= José Antonio Pineda =

Salvadoran poet, actor and author

José Antonio Pineda is a Salvadoran poet, actor and author. In interviews Pineda reflects that he was a co-founder of the Straight Theatre in Haight Ashbury in San Francisco in the 1960s.

Pineda sings mostly rhythm and blues tunes in various bands in South East Asia mostly with 'the beatniks' as Frisco Tony & the Beatniks. Neo-beat poet Pineda sometimes combines poetry reading and performance as a blues singer, specializing in American roots music.

==Youth==

Pineda was born in El Salvador, his parents emigrated to the United States. His father drove trucks, his mother, a teacher in El Salvador did menial jobs because of lack of language skills. His family, two sisters and two brothers lived in an Hispanic neighborhood.
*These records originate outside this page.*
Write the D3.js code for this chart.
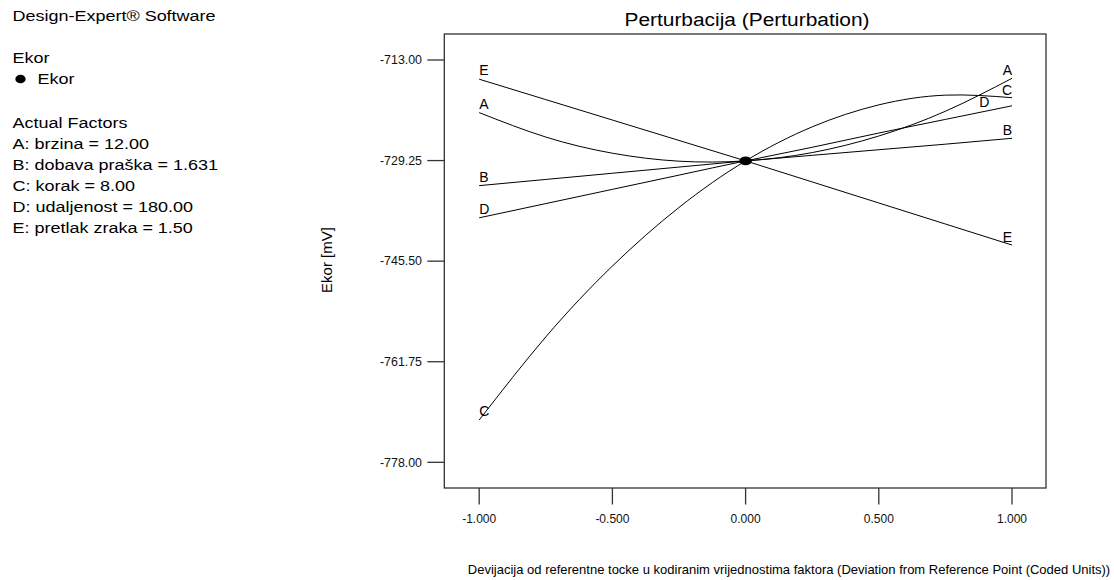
<!DOCTYPE html>
<html>
<head>
<meta charset="utf-8">
<script src="https://cdn.jsdelivr.net/npm/d3@7"></script>
<style>
  html, body { margin: 0; padding: 0; background: #fff; }
  svg { display: block; font-family: "Liberation Sans", Arial, sans-serif; }
</style>
</head>
<body>
<svg id="chart" width="1114" height="580"></svg>
<script>
// ---- data ----
const deviations = [-1, -0.75, -0.5, -0.25, 0, 0.25, 0.5, 0.75, 1];
const factorNames = ["A", "B", "C", "D", "E"];
const seriesA = [-721.5, -725.45, -728.06, -729.35, -729.3, -727.96, -725.28, -721.28, -715.96];
const seriesB = [-733.3, -732.3, -731.3, -730.3, -729.3, -728.4, -727.5, -726.6, -725.65];
const seriesC = [-771.17, -757.74, -746.29, -736.82, -729.3, -723.8, -720.25, -718.68, -719.09];
const seriesD = [-738.5, -736.2, -733.9, -731.6, -729.3, -727.1, -724.8, -722.6, -720.4];
const seriesE = [-716.1, -719.4, -722.7, -726.0, -729.3, -732.7, -736.1, -739.5, -742.9];
const yTicks = [-713.00, -729.25, -745.50, -761.75, -778.00];
const xTicks = [-1, -0.5, 0, 0.5, 1];
const refPoint = { x: 0, y: -729.3 };
const infoLines = [
  "Design-Expert® Software", "", "Ekor", "\u25CF Ekor", "", "Actual Factors",
  "A: brzina  = 12.00", "B: dobava praška = 1.631", "C: korak = 8.00",
  "D: udaljenost = 180.00", "E: pretlak zraka = 1.50"
];
const titleText = "Perturbacija (Perturbation)";
const yLabel = "Ekor [mV]";
const xLabel = "Devijacija od referentne tocke u kodiranim vrijednostima faktora (Deviation from Reference Point (Coded Units))";

// ---- layout ----
const frame = { left: 444.3, top: 34, right: 1046, bottom: 488 };
const svg = d3.select("#chart");
const x = d3.scaleLinear().domain([-1, 1]).range([479.2, 1012]);
const y = d3.scaleLinear().domain([-778, -713]).range([462.3, 60]);
const hy = s => s.replace("\u2212", "-");

const seriesValues = { A: seriesA, B: seriesB, C: seriesC, D: seriesD, E: seriesE };
// label placement config: left labels at x=-1, right labels at the given x
const labelRight = { A: 1, B: 1, C: 1, D: 0.915, E: 1 };

// frame
svg.append("rect")
  .attr("x", frame.left).attr("y", frame.top)
  .attr("width", frame.right - frame.left).attr("height", frame.bottom - frame.top)
  .attr("fill", "none").attr("stroke", "#333").attr("stroke-width", 1.3);

// y axis
const yAxis = svg.append("g");
yTicks.forEach(t => {
  yAxis.append("line").attr("x1", 427.3).attr("x2", frame.left)
    .attr("y1", y(t)).attr("y2", y(t)).attr("stroke", "#333").attr("stroke-width", 1.3);
  yAxis.append("text").attr("x", 422).attr("y", y(t)).attr("dy", "0.35em")
    .attr("text-anchor", "end").attr("font-size", 12.4).attr("fill", "#111")
    .text(hy(d3.format(".2f")(t)));
});

// x axis
const xAxis = svg.append("g");
xTicks.forEach(t => {
  xAxis.append("line").attr("x1", x(t)).attr("x2", x(t))
    .attr("y1", frame.bottom).attr("y2", 504.5).attr("stroke", "#333").attr("stroke-width", 1.3);
  xAxis.append("text").attr("x", x(t)).attr("y", 523)
    .attr("text-anchor", "middle").attr("font-size", 12).attr("fill", "#111")
    .text(hy(d3.format(".3f")(t)));
});

// lines
const line = d3.line().x(d => x(d[0])).y(d => y(d[1])).curve(d3.curveNatural);
const interp = (vals, xv) => {
  for (let i = 0; i < deviations.length - 1; i++) {
    if (xv >= deviations[i] && xv <= deviations[i + 1]) {
      const t = (xv - deviations[i]) / (deviations[i + 1] - deviations[i]);
      return vals[i] + t * (vals[i + 1] - vals[i]);
    }
  }
  return vals[vals.length - 1];
};
factorNames.forEach(name => {
  const vals = seriesValues[name];
  const pts = deviations.map((d, i) => [d, vals[i]]);
  svg.append("path").attr("d", line(pts)).attr("fill", "none")
    .attr("stroke", "#000").attr("stroke-width", 1);
  svg.append("text").attr("x", x(-1)).attr("y", y(vals[0]) - 4)
    .attr("font-size", 14).attr("fill", "#000").text(name);
  const xr = labelRight[name];
  svg.append("text").attr("x", x(xr)).attr("y", y(interp(vals, xr)) - 3)
    .attr("text-anchor", "end").attr("font-size", 14).attr("fill", "#000").text(name);
});

// reference point
svg.append("ellipse").attr("cx", x(refPoint.x)).attr("cy", y(refPoint.y))
  .attr("rx", 6.3).attr("ry", 4.4).attr("fill", "#000");

// title (horizontally stretched like the reference)
svg.append("text").attr("transform", "translate(747,26) scale(1.1,1)")
  .attr("text-anchor", "middle").attr("font-size", 19).attr("fill", "#000").text(titleText);

// axis labels
svg.append("text").attr("transform", "translate(332,260) rotate(-90)")
  .attr("text-anchor", "middle").attr("font-size", 15).attr("fill", "#000").text(yLabel);
svg.append("text").attr("x", 789).attr("y", 574).attr("text-anchor", "middle")
  .attr("font-size", 13).attr("fill", "#000").text(xLabel);

// info panel (horizontally stretched like the reference)
const sx = 1.2;
const info = svg.append("g").attr("transform", `scale(${sx},1)`);
const infoY = [21, null, 63, 84, null, 128, 149, 170, 191, 212, 233];
infoLines.forEach((s, i) => {
  if (!s) return;
  if (s.startsWith("\u25CF")) {
    info.append("circle").attr("cx", 20.5 / sx).attr("cy", infoY[i] - 5).attr("r", 4.3).attr("fill", "#000");
    info.append("text").attr("x", 37.5 / sx).attr("y", infoY[i]).attr("font-size", 15).attr("fill", "#000")
      .text(s.slice(2));
  } else {
    info.append("text").attr("x", 12.5 / sx).attr("y", infoY[i]).attr("font-size", 15).attr("fill", "#000").text(s);
  }
});
</script>
</body>
</html>
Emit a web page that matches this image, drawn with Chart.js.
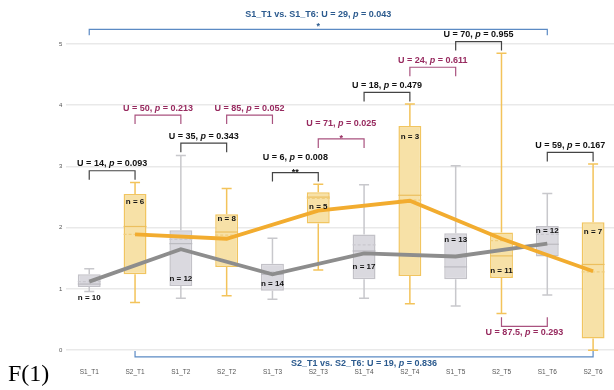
<!DOCTYPE html>
<html>
<head>
<meta charset="utf-8">
<script src="https://cdn.jsdelivr.net/npm/chart.js@4.4.1/dist/chart.umd.min.js"></script>
<style>
    html, body { margin: 0; padding: 0; background: #fff; overflow: hidden; }
    #wrap { position: relative; width: 614px; height: 390px; overflow: hidden; }
    #figLabel {
        position: absolute; left: 8px; top: 361px;
        font-family: "Liberation Serif", "DejaVu Serif", serif; font-size: 24px; color: #000;
        line-height: 1;
    }
</style>
</head>
<body>
<div id="wrap">
    <canvas id="boxChart" width="622" height="408"></canvas>
    <div id="figLabel">F(1)</div>
</div>
<script>
// --- データ ---
const categories  = ['S1_T1', 'S2_T1', 'S1_T2', 'S2_T2', 'S1_T3', 'S2_T3', 'S1_T4', 'S2_T4', 'S1_T5', 'S2_T5', 'S1_T6', 'S2_T6'];
const whiskerLow  = [0.96, 0.78, 0.85, 0.89, 0.83, 1.31, 0.85, 0.76, 0.72, 0.60, 0.90, 0.00];
const quartile1   = [1.03, 1.24, 1.05, 1.36, 0.97, 2.07, 1.16, 1.21, 1.16, 1.18, 1.53, 0.19];
const medians     = [1.08, 2.02, 1.74, 1.93, 1.24, 2.50, 1.62, 2.53, 1.36, 1.54, 1.73, 1.40];
const means       = [1.12, 1.89, 1.81, 1.88, 1.28, 2.48, 1.72, 2.45, 1.52, 1.79, 1.89, 1.28];
const quartile3   = [1.24, 2.55, 1.96, 2.22, 1.41, 2.58, 1.89, 3.66, 1.91, 1.92, 2.03, 2.09];
const whiskerHigh = [1.33, 2.74, 3.18, 2.64, 1.83, 2.71, 2.70, 4.02, 3.01, 4.85, 2.56, 3.04];
const sampleSizes = [10, 6, 12, 8, 14, 5, 17, 3, 13, 11, 12, 7];
// n ラベルの値位置 (y)
const nLabelAt    = [0.85, 2.43, 1.17, 2.14, 1.08, 2.34, 1.37, 3.48, 1.81, 1.29, 1.95, 1.94];

// 折れ線 (S1 / S2)
const s1Trend = [1.12, 1.65, 1.24, 1.58, 1.53, 1.74];
const s2Trend = [1.89, 1.82, 2.28, 2.44, 1.82, 1.29];

const yTicks = [0, 1, 2, 3, 4, 5];

// 検定ブラケット
const tests = [
    { a: 'S1_T1', b: 'S2_T1', y: 2.93, u: '14', p: '0.093', sig: '',   kind: 'pair' },
    { a: 'S1_T2', b: 'S2_T2', y: 3.38, u: '35', p: '0.343', sig: '',   kind: 'pair' },
    { a: 'S1_T3', b: 'S2_T3', y: 2.90, u: '6',  p: '0.008', sig: '**', kind: 'pair' },
    { a: 'S1_T4', b: 'S2_T4', y: 4.21, u: '18', p: '0.479', sig: '',   kind: 'pair' },
    { a: 'S1_T5', b: 'S2_T5', y: 5.04, u: '70', p: '0.955', sig: '',   kind: 'pair' },
    { a: 'S1_T6', b: 'S2_T6', y: 3.23, u: '59', p: '0.167', sig: '',   kind: 'pair' },
    { a: 'S2_T1', b: 'S1_T2', y: 3.84, u: '50', p: '0.213', sig: '',   kind: 'cross' },
    { a: 'S2_T2', b: 'S1_T3', y: 3.84, u: '85', p: '0.052', sig: '',   kind: 'cross' },
    { a: 'S2_T3', b: 'S1_T4', y: 3.45, u: '71', p: '0.025', sig: '*',  kind: 'cross' },
    { a: 'S2_T4', b: 'S1_T5', y: 4.62, u: '24', p: '0.611', sig: '',   kind: 'cross' },
    { a: 'S2_T5', b: 'S1_T6', y: 0.39, u: '87.5', p: '0.293', sig: '', kind: 'cross', below: true },
    { a: 'S1_T1', b: 'S1_T6', y: 5.24, u: '29', p: '0.043', sig: '*',  kind: 'span', title: 'S1_T1 vs. S1_T6: ' },
    { a: 'S2_T1', b: 'S2_T6', y: -0.11, u: '19', p: '0.836', sig: '',  kind: 'span', title: 'S2_T1 vs. S2_T6: ', below: true },
];

// --- スタイル ---
const FONT = '"Liberation Sans", Arial, sans-serif';
const boxStyle = {
    S1: { fill: '#dad9df', border: '#c3c2c8', whisker: '#c8c8cc', median: '#bbbac0', mean: '#c9c8ce' },
    S2: { fill: '#f7e1a7', border: '#f1c560', whisker: '#f3c35a', median: '#ecbf5e', mean: '#f0cd7d' },
};
const bracketStyle = {
    pair:  { line: '#444444', text: '#111111', tick: 9 },
    cross: { line: '#a9527f', text: '#972a5f', tick: 9 },
    span:  { line: '#5b8ac4', text: '#2b5a8e', tick: 6 },
};
const seriesOf = c => c.slice(0, 2);

// --- プラグイン: ひげ・中央値・平均 ---
const boxPartsPlugin = {
    id: 'boxParts',
    afterDatasetDraw(chart, args) {
        if (args.index !== 0) return;
        const { ctx, scales: { y } } = chart;
        const meta = chart.getDatasetMeta(0);
        ctx.save();
        categories.forEach((c, i) => {
            const st = boxStyle[seriesOf(c)];
            const bar = meta.data[i];
            const cx = bar.x;
            const half = bar.width / 2;
            const capHalf = 5;
            ctx.strokeStyle = st.whisker;
            ctx.lineWidth = 1.5;
            ctx.setLineDash([]);
            ctx.beginPath();
            ctx.moveTo(cx, y.getPixelForValue(quartile3[i]));
            ctx.lineTo(cx, y.getPixelForValue(whiskerHigh[i]));
            ctx.moveTo(cx, y.getPixelForValue(quartile1[i]));
            ctx.lineTo(cx, y.getPixelForValue(whiskerLow[i]));
            [whiskerHigh[i], whiskerLow[i]].forEach(v => {
                const py = y.getPixelForValue(v);
                ctx.moveTo(cx - capHalf, py);
                ctx.lineTo(cx + capHalf, py);
            });
            ctx.stroke();

            // 中央値
            ctx.strokeStyle = st.median;
            ctx.lineWidth = 1.2;
            ctx.beginPath();
            const pm = y.getPixelForValue(medians[i]);
            ctx.moveTo(cx - half, pm);
            ctx.lineTo(cx + half, pm);
            ctx.stroke();

            // 平均 (破線)
            ctx.strokeStyle = st.mean;
            ctx.setLineDash([3, 2]);
            ctx.beginPath();
            const pa = y.getPixelForValue(means[i]);
            ctx.moveTo(cx - half, pa);
            ctx.lineTo(cx + half, pa);
            ctx.stroke();
        });
        ctx.restore();
    }
};

function drawStatText(ctx, cx, cy, prefix, u, p, color) {
    const parts = [
        [prefix + 'U = ' + u + ', ', 'bold 9px ' + FONT],
        ['p', 'italic bold 9px ' + FONT],
        [' = ' + p, 'bold 9px ' + FONT],
    ];
    let total = 0;
    parts.forEach(([t, f]) => { ctx.font = f; total += ctx.measureText(t).width; });
    let px = cx - total / 2;
    ctx.fillStyle = color;
    ctx.textAlign = 'left';
    ctx.textBaseline = 'middle';
    parts.forEach(([t, f]) => {
        ctx.font = f;
        ctx.fillText(t, px, cy);
        px += ctx.measureText(t).width;
    });
}

// --- プラグイン: ブラケット・n ラベル ---
const annotatePlugin = {
    id: 'annotate',
    afterDraw(chart) {
        const { ctx, scales: { x, y } } = chart;
        ctx.save();

        // n ラベル
        ctx.font = 'bold 8px ' + FONT;
        ctx.fillStyle = '#111';
        ctx.textAlign = 'center';
        ctx.textBaseline = 'middle';
        categories.forEach((c, i) => {
            ctx.fillText('n = ' + sampleSizes[i], x.getPixelForValue(i), y.getPixelForValue(nLabelAt[i]));
        });

        // ブラケット
        tests.forEach(t => {
            const st = bracketStyle[t.kind];
            const x1 = x.getPixelForValue(categories.indexOf(t.a));
            const x2 = x.getPixelForValue(categories.indexOf(t.b));
            const py = y.getPixelForValue(t.y);
            const dir = t.below ? -1 : 1;
            ctx.strokeStyle = st.line;
            ctx.lineWidth = 1.2;
            ctx.beginPath();
            ctx.moveTo(x1, py + dir * st.tick);
            ctx.lineTo(x1, py);
            ctx.lineTo(x2, py);
            ctx.lineTo(x2, py + dir * st.tick);
            ctx.stroke();

            const cx = (x1 + x2) / 2;
            let ty;
            if (t.below) ty = py + 6.5;
            else ty = t.sig ? py - 15 : py - 7;
            drawStatText(ctx, cx, ty, t.title || '', t.u, t.p, st.text);

            if (t.sig) {
                ctx.font = 'bold 9px ' + FONT;
                ctx.fillStyle = st.text;
                ctx.textAlign = 'center';
                ctx.textBaseline = 'alphabetic';
                ctx.fillText(t.sig, cx, py + (t.kind === 'span' ? 0 : 2));
            }
        });
        ctx.restore();
    }
};

// --- チャート ---
const s1Cats = categories.filter(c => seriesOf(c) === 'S1');
const s2Cats = categories.filter(c => seriesOf(c) === 'S2');

new Chart(document.getElementById('boxChart').getContext('2d'), {
    type: 'bar',
    data: {
        labels: categories,
        datasets: [
            {
                label: 'box',
                data: categories.map((c, i) => [quartile1[i], quartile3[i]]),
                backgroundColor: categories.map(c => boxStyle[seriesOf(c)].fill),
                borderColor: categories.map(c => boxStyle[seriesOf(c)].border),
                borderWidth: 1.5,
                borderSkipped: false,
                barPercentage: 0.5,
                categoryPercentage: 1.0,
                order: 2
            },
            {
                type: 'line',
                label: 'S1',
                data: s1Cats.map((c, i) => ({ x: c, y: s1Trend[i] })),
                borderColor: '#8d8d8d',
                borderWidth: 3.8,
                pointRadius: 0,
                tension: 0,
                order: 1
            },
            {
                type: 'line',
                label: 'S2',
                data: s2Cats.map((c, i) => ({ x: c, y: s2Trend[i] })),
                borderColor: '#f2ac2f',
                borderWidth: 3.8,
                pointRadius: 0,
                tension: 0,
                order: 0
            }
        ]
    },
    options: {
        responsive: false,
        devicePixelRatio: 1,
        animation: false,
        layout: { padding: { top: 44, left: 55, right: 6, bottom: 14 } },
        scales: {
            x: {
                type: 'category',
                offset: true,
                grid: { display: false, drawTicks: false },
                border: { display: false },
                ticks: { font: { family: FONT, size: 6.5 }, color: '#555', padding: 18, maxRotation: 0, autoSkip: false }
            },
            y: {
                min: 0,
                max: 5,
                afterBuildTicks: axis => { axis.ticks = yTicks.map(v => ({ value: v })); },
                ticks: { font: { family: FONT, size: 6 }, color: '#555', padding: 4 },
                grid: { color: '#e9e9e9', lineWidth: 1.5, drawTicks: false },
                border: { display: false }
            }
        },
        plugins: {
            legend: { display: false },
            tooltip: { enabled: false }
        }
    },
    plugins: [boxPartsPlugin, annotatePlugin]
});
</script>
</body>
</html>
He attended a local Jesuit school, but was dismissed from it in his final year saying later that 'Jesuits and the Beat poets did not have a symbiotic relationship' further saying later that, 'I defected to the Beat movement.' In those days in San Francisco, the Straight Theatre in the Haight area was a central meeting point for artist types, and Pineda acted in small plays, did some Flamenco dancing and was part of the ‘psychedelic scene’. 'My roots are in alternative culture, in particular the psychedelic underground'.

Pineda moved to Spain and Madrid in the 1970s to study dance saying later that he 'rediscovered symbolism and surrealism' during that period. Eventually moving back to the U.S., he later resided in Southeast Asia, writing, acting and giving readings of his poetry.

==Novelist, writer==

The novel The Magick Papers by Antonio Pineda was published in 2004.
Linda Kelly published 3 works by Antonio Pineda in the Sam Francisco Haight Street Voice
Beat Poet Michael McClure & Jim Morrison, The Wilde, Wycked, and Wonderful World of Mark McCloud, and Shaman.

Dr Simon Warner author & editor of Rock & Beat Generation published Pineda’s articles-stories- Re the Grateful Dead and on Beat poets: Neal Cassady, Michael McClure Jim Morrison- Richard Brautigan- Al Winans & Ken Kesey. Warner also published his stories on underground film director Kenneth Anger and a three part series on cinema director David Winters.

 Pineda’s poetry has been published as a Coda -tribute to the aforementioned artists by Warner -who describes Winter's life during these times as a high octane milieu where hot actors, ground breaking poets and musicians- brilliant hoofers and film directors starred. He sees Pineda's account a mesmerizing mile-a-minute account of California calls.

==Actor, films==
Pineda had a role in the movie Teddy Bear, in which he shared scenes with one of the lead actors. Pineda was cast in the film Clash of the Empires, filmed in Cambodia and appeared in the movie as "King Korm" with fellow actor Christopher Judge.

In the film (The King Maker) David Winters 'cast me as Don Vincente dancing to the music of Bach and Vivaldi.'

The IMDb (The Internet Movie Database) credits Pineda with performances in their filmography, (3 titles) the 2011 production of Dark Bridge playing Dr. Marquez, 2010 The Lazarus Papers where he played a bar patron and 2005 The King Maker, playing Don Vincenti

British musician Simon Whetham performed in June 2012 at Meta House in Phnom Penh creating a site-specific work. Whetham was joined by 'beat poet, author and spoken word artist' Antonio Pineda.